Ah, I see a flaw in your considerations. When we talk about "the army we have," you seem to be talking almost exclusively about the federal government. An Article V convention would not involve anyone in the federal government, at all. And those feds could do damn all to stop it. So yes, the federal government is compromised. No one ever disputed that; it's the reason for the Article V convention, after all. But those folks are also not the ones we're trying to get to rein in the feds.
No, when I refer to the Federal Government, even the State governments, the elected officials we have are the army we have, at least on the front lines. The former is proving to be a huge disappointment, and the latter is in cahoots with it.
I see where you seem to have missed my point, entirely. You would treat the current Federal Government as an isolated system. NO. It is not.
The same people who are the elected officials in the FedGov are the ones who rose through the ranks from local districts, through State Offices and were elected to those Federal offices. They have survived candidate selection/election processes and received backing along the way in the GOP at the local, state, and national levels during their climb to their present position. The State GOP backed them. The State GOP also figures heavily in who is nominated, supported, and elected to State offices. It is all the same. The farm team for Federal Office is the State level, and the farm team for the State level is in the counties and local offices, also nominated, selected, backed by the same GOP.
In all these different levels, the kingmakers, the people who decides who gets in the game with backing serious enough to have a solid chance at being elected, barring some sort of upset, are essentially the same people.
Because the State governments are beholden to the Feds for the distribution of funds the State governments can divvy up to buy the votes back home--funds which do not have the political downside of having to be raised at the State level--the whole scheme of Federal overreach plays just fine at many of the Statehouses because it gives the State Legislators money to divvy up without having to justify to their constituents the taxes needed to raise it.
Do you think the State GOPs are going to ditch that scheme for one in which they have to make (and justify) hard budget decisions or the taxes to fund programs, both of which just might be unpopular enough to cost them their office?

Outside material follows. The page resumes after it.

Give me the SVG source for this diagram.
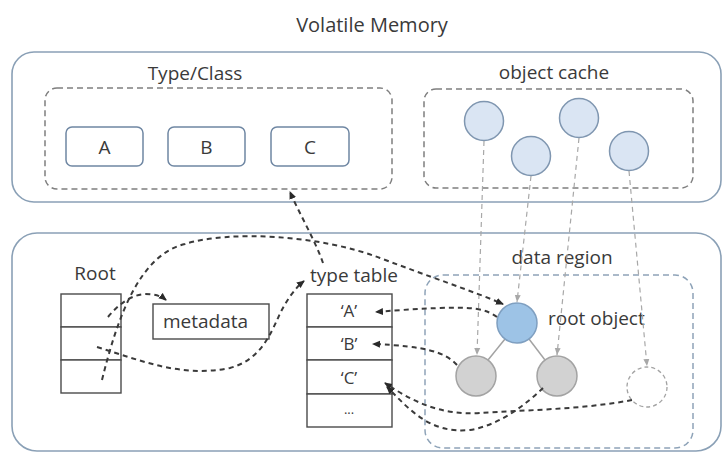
<svg xmlns="http://www.w3.org/2000/svg" width="723" height="452" viewBox="0 0 723 452">
<defs>
<style>
text{font-family:"Open Sans","Noto Sans","DejaVu Sans",sans-serif;fill:#3a3a3a}
.lbl{font-size:19px}
.tbl{font-size:17px}
.outer{fill:#fff;stroke:#8aa0b6;stroke-width:1.6}
.dbox{fill:none;stroke:#7f7f7f;stroke-width:1.5;stroke-dasharray:6 4}
.dreg{fill:none;stroke:#8ea3b8;stroke-width:1.5;stroke-dasharray:6 4}
.cls{fill:#fff;stroke:#6f87a3;stroke-width:1.5}
.cell{fill:#fff;stroke:#4a4a4a;stroke-width:1.4}
.cache{fill:#dae5f3;stroke:#7f96b0;stroke-width:1.5}
.gray{fill:#d2d2d2;stroke:#a3a3a3;stroke-width:1.5}
.link{fill:none;stroke:#3a3a3a;stroke-width:2;stroke-dasharray:5 4}
.glink{fill:none;stroke:#a8a8a8;stroke-width:1.2;stroke-dasharray:5 4}
</style>
<marker id="ah" markerUnits="userSpaceOnUse" markerWidth="8" markerHeight="8" refX="7" refY="4" orient="auto">
<path d="M0,0.5 L8,4 L0,7.5 z" fill="#2a2a2a"/>
</marker>
<marker id="gah" markerUnits="userSpaceOnUse" markerWidth="8" markerHeight="8" refX="7" refY="4" orient="auto">
<path d="M0,1 L7,4 L0,7 z" fill="#a8a8a8"/>
</marker>
</defs>
<rect width="723" height="452" fill="#fff"/>

<text x="372" y="32" text-anchor="middle" style="font-size:20px">Volatile Memory</text>

<g id="volatile-memory">
<rect class="outer" x="12" y="52" width="709" height="150" rx="22"/>
</g>
<g id="type-class">
<rect class="dbox" x="45" y="88" width="347" height="101" rx="12"/>
<text class="lbl" x="195" y="80" text-anchor="middle">Type/Class</text>
</g>
<g id="class-A"><rect class="cls" x="66" y="127" width="77" height="39" rx="6"/><text class="lbl" x="104.5" y="154" text-anchor="middle">A</text></g>
<g id="class-B"><rect class="cls" x="168" y="127" width="77" height="39" rx="6"/><text class="lbl" x="206.5" y="154" text-anchor="middle">B</text></g>
<g id="class-C"><rect class="cls" x="271" y="127" width="78" height="39" rx="6"/><text class="lbl" x="310" y="154" text-anchor="middle">C</text></g>

<g id="object-cache">
<rect class="dbox" x="424" y="89" width="269" height="99" rx="12"/>
<text class="lbl" x="554" y="79" text-anchor="middle">object cache</text>
</g>
<g id="cache-1"><circle class="cache" cx="484" cy="121" r="19.5"/></g>
<g id="cache-2"><circle class="cache" cx="531" cy="156" r="19.5"/></g>
<g id="cache-3"><circle class="cache" cx="579" cy="118" r="19.5"/></g>
<g id="cache-4"><circle class="cache" cx="629" cy="151" r="19.5"/></g>

<g id="persistent-memory">
<rect class="outer" x="12" y="233" width="709" height="218" rx="25"/>
</g>

<g id="root">
<text class="lbl" x="95" y="280" text-anchor="middle">Root</text>
<rect class="cell" x="61" y="294" width="60" height="33"/>
<rect class="cell" x="61" y="327" width="60" height="33"/>
<rect class="cell" x="61" y="360" width="60" height="33"/>
</g>

<g id="metadata">
<rect class="cell" x="153" y="304" width="116" height="35"/>
<text class="lbl" x="163" y="328">metadata</text>
</g>

<g id="type-table">
<text class="lbl" x="354" y="282" text-anchor="middle">type table</text>
<rect class="cell" x="307" y="294" width="85" height="33"/>
<rect class="cell" x="307" y="327" width="85" height="33"/>
<rect class="cell" x="307" y="360" width="85" height="34"/>
<rect class="cell" x="307" y="394" width="85" height="33"/>
<text class="tbl" x="349" y="317" text-anchor="middle">‘A’</text>
<text class="tbl" x="349" y="350" text-anchor="middle">‘B’</text>
<text class="tbl" x="349" y="384" text-anchor="middle">‘C’</text>
<text class="tbl" x="349" y="414" text-anchor="middle" style="font-size:13px">...</text>
</g>

<g id="data-region">
<rect class="dreg" x="425" y="275" width="268" height="173" rx="18"/>
<text class="lbl" x="562" y="264" text-anchor="middle">data region</text>
</g>
<g id="tree-edges">
<line x1="505" y1="339" x2="488" y2="360" stroke="#a3a3a3" stroke-width="1.5"/>
<line x1="529" y1="339" x2="545" y2="360" stroke="#a3a3a3" stroke-width="1.5"/>
</g>
<g id="root-object">
<circle cx="517" cy="323" r="20" fill="#9dc3e6" stroke="#7f9fc0" stroke-width="1.5"/>
<text class="lbl" x="548" y="325">root object</text>
</g>
<g id="object-B"><circle class="gray" cx="476" cy="376" r="20"/></g>
<g id="object-C"><circle class="gray" cx="557" cy="376" r="20"/></g>
<g id="object-evicted"><circle cx="647" cy="387" r="20" fill="none" stroke="#a3a3a3" stroke-width="1.3" stroke-dasharray="4 3"/></g>

<g id="connectors">
<path class="glink" d="M484,141 L477,355" marker-end="url(#gah)"/>
<path class="glink" d="M531,176 L517,302" marker-end="url(#gah)"/>
<path class="glink" d="M579,138 L557,355" marker-end="url(#gah)"/>
<path class="glink" d="M629,171 L647,366" marker-end="url(#gah)"/>

<path class="link" d="M108,317 C118,305 130,295 145,294 C155,294 161,296 166,300" marker-end="url(#ah)"/>
<path class="link" d="M102,380 C118,315 140,255 185,244 C230,230 320,235 380,258 C430,277 470,290 503,304" marker-end="url(#ah)"/>
<path class="link" d="M97,347 C140,360 180,378 230,368 C260,360 270,335 278,318 C285,302 295,288 304,281" marker-end="url(#ah)"/>
<path class="link" d="M323,263 C315,240 300,215 290,192" marker-end="url(#ah)"/>
<path class="link" d="M497,317 C485,308 470,307 440,308 C410,309 390,311 376,312" marker-end="url(#ah)"/>
<path class="link" d="M457,365 C445,352 425,346 373,344" marker-end="url(#ah)"/>
<path class="link" d="M632,400 C580,410 520,410 480,413 C440,416 410,400 385,383" marker-end="url(#ah)"/>
<path class="link" d="M543,388 C525,405 500,425 470,430 C430,434 410,410 387,387" marker-end="url(#ah)"/>
</g>
</svg>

There might be a few, but for the most part, no. The GOP is every bit as comfortable with the status quo at the Federal level as the Democrats are, which means no matter who is selecting delegates, unless they are running at large on popular vote (and guess where the pool of candidates will come from, and who will receive the financial backing for that) they, too will support the status quo, and may even support entrenching it with Constitutional Amendments to that effect. We have already seen the deception carried out in the face of TEA party protests which got many elected to office who promptly forgot any obligation to carry out actions promised or implied to the same set of voters who put them in office, so it is evident that any who enter into the Article V convention as delegates may be equally capable of subverting that process as well on behalf of the GOP as it currently is.
From grassroots to the top of the tree, it is all connected, and it has to be changed from the bottom up. Failure to acknowledge those connections will result in failure to achieve the objectives of the Article V Convention, should such be held, and may lead to Amendments contrary to the intended purpose.
The district and State GOPs must be brought around to reliable conservative, Constitutional goals, in re: original intent, before the Convention delegates are selected. Otherwise, the "elites", ""Rockefeller Republicans", "the Oligarchy", "GOPe", whatever you want to call them can quietly support the whole process, and place delegates who will ensure that the current practice of ignoring the Constitution becomes compliant, not by changing the practices, but by altering the Constitution to agree with them. This would compound the present problem, because it would be a Constitutional
requirement from then until such time as it could be changed, or the whole compact dissolved.
IF I were the GOP elites and wanted to subvert the process, I'd quietly get behind it whole hog, propel sympathetic delegate nominees through the selection process, and hijack the works, and the Dems who are happy with the way things are running would suddenly dive in and back it, too.
Our elected Federal officials may be a problem, but even more, they are
a symptom of the deeper problem, that being an endemic lack of regard for the Constitution throughout both major political Parties at all levels.